De quoi espérer voir le garnement du circuit régaler les amateurs de tennis - aussi bien ses partisans que ceux se plaisant à le détester - tout au long de l’année ? Non. Pas à ce point. "Je voyage entre quatre et cinq mois par an, a rappelé, après sa demi-finale au All England Club, celui qui a pris pour habitude de zapper la saison sur terre battue européenne. J’ai pris le temps de réfléchir, et je ne voyagerai jamais plus que ça. Je ne veux pas sacrifier le temps passé avec ma famille. Je chéris trop ces moments. Je ne veux pas être cette personne qui joue tellement au tennis qu’elle ne peut plus profiter plus de ces moments à la maison. Je veux garder ces périodes cruciales, chez moi, avec mes proches. Mais il me reste encore des tournois à disputer."

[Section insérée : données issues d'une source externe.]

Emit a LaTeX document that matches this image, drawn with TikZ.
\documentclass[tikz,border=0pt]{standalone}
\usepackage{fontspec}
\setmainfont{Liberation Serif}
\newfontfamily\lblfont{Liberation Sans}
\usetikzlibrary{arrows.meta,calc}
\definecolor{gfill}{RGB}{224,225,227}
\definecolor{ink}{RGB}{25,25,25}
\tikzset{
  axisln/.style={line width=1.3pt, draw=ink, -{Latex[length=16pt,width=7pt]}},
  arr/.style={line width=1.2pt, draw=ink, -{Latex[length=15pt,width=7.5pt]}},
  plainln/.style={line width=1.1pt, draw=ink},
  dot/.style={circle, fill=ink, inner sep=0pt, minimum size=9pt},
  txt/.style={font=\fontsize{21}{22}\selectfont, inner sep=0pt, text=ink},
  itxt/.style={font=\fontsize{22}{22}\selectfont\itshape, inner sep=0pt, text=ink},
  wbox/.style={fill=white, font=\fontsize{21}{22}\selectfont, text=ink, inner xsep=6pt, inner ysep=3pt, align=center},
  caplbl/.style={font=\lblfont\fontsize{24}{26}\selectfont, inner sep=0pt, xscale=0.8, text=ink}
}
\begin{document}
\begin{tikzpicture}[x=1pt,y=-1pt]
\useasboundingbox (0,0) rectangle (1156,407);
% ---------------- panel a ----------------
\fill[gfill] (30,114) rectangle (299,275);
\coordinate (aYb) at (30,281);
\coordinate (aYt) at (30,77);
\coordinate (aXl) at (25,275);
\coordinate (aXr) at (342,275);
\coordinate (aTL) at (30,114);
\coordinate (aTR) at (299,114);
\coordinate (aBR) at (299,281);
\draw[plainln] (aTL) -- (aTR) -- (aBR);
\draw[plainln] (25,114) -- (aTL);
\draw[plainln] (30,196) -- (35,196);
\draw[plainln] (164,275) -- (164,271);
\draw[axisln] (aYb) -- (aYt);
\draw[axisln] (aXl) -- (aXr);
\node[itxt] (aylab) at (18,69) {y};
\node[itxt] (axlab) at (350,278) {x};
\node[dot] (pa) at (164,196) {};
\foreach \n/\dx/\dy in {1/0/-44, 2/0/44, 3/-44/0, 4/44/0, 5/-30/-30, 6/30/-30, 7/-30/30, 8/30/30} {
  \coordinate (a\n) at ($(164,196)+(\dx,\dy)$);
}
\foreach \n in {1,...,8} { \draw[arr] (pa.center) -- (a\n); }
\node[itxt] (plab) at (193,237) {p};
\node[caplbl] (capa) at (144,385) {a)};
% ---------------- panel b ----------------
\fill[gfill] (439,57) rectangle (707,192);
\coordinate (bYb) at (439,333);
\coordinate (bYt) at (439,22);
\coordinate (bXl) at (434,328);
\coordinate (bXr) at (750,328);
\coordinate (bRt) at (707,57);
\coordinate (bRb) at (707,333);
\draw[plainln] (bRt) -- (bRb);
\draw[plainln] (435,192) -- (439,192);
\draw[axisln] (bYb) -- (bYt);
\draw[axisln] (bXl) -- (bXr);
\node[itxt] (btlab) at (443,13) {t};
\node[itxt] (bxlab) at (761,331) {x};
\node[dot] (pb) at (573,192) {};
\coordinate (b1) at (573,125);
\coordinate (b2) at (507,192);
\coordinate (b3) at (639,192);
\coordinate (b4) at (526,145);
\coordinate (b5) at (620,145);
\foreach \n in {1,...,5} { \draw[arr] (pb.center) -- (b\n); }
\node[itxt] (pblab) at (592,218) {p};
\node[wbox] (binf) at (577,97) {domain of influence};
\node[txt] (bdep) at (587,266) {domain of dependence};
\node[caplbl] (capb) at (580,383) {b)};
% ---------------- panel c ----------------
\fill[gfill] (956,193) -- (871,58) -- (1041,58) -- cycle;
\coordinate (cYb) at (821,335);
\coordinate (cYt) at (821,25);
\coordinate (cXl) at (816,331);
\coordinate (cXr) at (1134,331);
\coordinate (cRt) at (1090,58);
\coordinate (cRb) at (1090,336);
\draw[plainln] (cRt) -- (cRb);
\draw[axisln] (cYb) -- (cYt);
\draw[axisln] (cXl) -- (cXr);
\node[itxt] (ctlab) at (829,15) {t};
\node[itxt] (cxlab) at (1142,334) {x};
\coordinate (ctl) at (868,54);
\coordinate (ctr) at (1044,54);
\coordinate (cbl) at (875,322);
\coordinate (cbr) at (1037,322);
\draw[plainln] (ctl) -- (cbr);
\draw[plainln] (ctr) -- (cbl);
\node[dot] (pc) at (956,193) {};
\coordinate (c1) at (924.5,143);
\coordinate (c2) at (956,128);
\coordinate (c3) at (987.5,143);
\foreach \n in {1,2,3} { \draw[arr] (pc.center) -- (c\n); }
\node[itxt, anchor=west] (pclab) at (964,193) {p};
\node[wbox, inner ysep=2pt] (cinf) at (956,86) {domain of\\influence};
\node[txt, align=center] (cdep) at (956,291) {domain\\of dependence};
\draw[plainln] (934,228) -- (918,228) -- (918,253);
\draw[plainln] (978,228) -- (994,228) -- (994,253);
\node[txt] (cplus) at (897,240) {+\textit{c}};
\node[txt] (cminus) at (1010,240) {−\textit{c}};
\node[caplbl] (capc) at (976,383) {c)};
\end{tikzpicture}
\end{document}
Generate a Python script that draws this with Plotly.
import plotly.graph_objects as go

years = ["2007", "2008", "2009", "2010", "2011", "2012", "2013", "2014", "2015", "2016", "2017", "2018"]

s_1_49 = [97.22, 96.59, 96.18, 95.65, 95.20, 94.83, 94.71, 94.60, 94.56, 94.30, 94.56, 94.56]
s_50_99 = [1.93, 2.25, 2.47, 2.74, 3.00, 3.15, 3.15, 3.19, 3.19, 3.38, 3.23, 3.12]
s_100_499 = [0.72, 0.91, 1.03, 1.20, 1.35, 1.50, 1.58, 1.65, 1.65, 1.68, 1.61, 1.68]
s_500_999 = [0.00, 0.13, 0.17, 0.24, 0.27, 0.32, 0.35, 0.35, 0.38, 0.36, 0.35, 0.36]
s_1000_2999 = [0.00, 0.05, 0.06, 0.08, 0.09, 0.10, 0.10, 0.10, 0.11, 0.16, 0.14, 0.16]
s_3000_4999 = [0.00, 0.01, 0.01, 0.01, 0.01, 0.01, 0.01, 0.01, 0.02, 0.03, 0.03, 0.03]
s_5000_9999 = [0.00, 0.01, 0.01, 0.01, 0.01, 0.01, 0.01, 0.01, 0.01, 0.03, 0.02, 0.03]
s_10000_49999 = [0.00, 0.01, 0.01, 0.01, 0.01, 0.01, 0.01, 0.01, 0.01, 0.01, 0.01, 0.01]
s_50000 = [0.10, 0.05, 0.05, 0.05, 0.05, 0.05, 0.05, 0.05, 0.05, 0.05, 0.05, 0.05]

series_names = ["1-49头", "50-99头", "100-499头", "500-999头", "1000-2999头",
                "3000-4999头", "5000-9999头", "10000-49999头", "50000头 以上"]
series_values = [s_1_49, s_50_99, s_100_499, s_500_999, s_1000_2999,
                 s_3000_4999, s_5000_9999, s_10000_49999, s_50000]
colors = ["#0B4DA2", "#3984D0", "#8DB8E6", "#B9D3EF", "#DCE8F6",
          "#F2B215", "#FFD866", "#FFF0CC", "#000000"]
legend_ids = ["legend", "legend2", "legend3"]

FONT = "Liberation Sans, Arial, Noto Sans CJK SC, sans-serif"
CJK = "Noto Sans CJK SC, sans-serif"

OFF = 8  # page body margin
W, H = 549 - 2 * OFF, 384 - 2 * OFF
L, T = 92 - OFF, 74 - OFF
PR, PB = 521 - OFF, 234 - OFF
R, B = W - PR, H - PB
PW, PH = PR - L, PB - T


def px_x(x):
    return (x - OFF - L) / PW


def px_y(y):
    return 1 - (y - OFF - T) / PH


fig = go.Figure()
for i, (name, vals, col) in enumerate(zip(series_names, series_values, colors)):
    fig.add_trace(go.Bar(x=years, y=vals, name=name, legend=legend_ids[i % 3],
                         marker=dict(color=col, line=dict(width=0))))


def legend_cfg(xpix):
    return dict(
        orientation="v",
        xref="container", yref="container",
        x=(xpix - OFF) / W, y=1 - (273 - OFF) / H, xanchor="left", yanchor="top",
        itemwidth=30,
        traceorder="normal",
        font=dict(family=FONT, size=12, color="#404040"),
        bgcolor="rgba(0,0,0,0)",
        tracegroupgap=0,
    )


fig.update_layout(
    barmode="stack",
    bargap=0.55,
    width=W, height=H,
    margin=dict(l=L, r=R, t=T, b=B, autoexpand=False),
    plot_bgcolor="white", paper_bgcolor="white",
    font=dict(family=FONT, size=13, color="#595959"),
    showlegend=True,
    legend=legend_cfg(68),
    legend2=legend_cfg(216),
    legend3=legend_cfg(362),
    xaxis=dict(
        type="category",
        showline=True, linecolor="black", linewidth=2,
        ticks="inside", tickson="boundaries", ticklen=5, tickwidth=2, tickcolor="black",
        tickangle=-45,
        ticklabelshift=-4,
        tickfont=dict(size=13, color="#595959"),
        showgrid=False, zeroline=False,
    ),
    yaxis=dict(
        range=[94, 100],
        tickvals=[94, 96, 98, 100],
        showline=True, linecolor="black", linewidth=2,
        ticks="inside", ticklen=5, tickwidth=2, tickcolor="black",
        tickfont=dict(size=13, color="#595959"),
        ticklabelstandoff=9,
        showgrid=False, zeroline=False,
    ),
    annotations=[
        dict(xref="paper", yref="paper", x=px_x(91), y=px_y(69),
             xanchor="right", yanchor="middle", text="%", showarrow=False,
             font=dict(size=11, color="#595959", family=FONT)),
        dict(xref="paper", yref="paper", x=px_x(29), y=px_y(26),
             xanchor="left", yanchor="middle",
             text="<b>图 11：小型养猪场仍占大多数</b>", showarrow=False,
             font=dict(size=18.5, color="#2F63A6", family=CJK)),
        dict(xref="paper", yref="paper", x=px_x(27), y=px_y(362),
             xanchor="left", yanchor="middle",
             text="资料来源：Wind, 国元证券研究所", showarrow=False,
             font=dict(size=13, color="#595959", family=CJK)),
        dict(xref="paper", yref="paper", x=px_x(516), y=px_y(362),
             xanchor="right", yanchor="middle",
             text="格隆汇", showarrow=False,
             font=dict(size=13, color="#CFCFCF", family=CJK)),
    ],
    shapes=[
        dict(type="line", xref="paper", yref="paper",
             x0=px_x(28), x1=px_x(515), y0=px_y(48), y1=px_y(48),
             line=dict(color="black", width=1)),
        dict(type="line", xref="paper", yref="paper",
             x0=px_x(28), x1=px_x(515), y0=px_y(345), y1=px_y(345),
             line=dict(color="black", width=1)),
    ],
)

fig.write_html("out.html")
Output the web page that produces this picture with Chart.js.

Depuis ses premiers pas chez les professionnels, le bonhomme n’a pas caché son affection pour la tournée estivale nord-américaine, ponctuée par l’US Open et ses ambiances électriques. "Je vais aller aux États-Unis, a-t-il affirmé. Après ça, je veux juste avoir du temps pour me poser, me dire que je viens de passer de bons mois, puis recharger les batteries pour repartir." Et, même s’il devait ne plus jouer en simple après Flushing Meadows comme en 2021, il devrait réapparaître en novembre à Turin. Grâce à leur titre à l’Open d’Australie, Nick Kyrgios et Thanasi Kokkinakis sont qualifiés pour le Masters de double. Spécialité dans laquelle les fans du surnommé "Kygs" peuvent donc souhaiter son triomphe en Grand Chelem sans craindre de le voir faire ses adieux.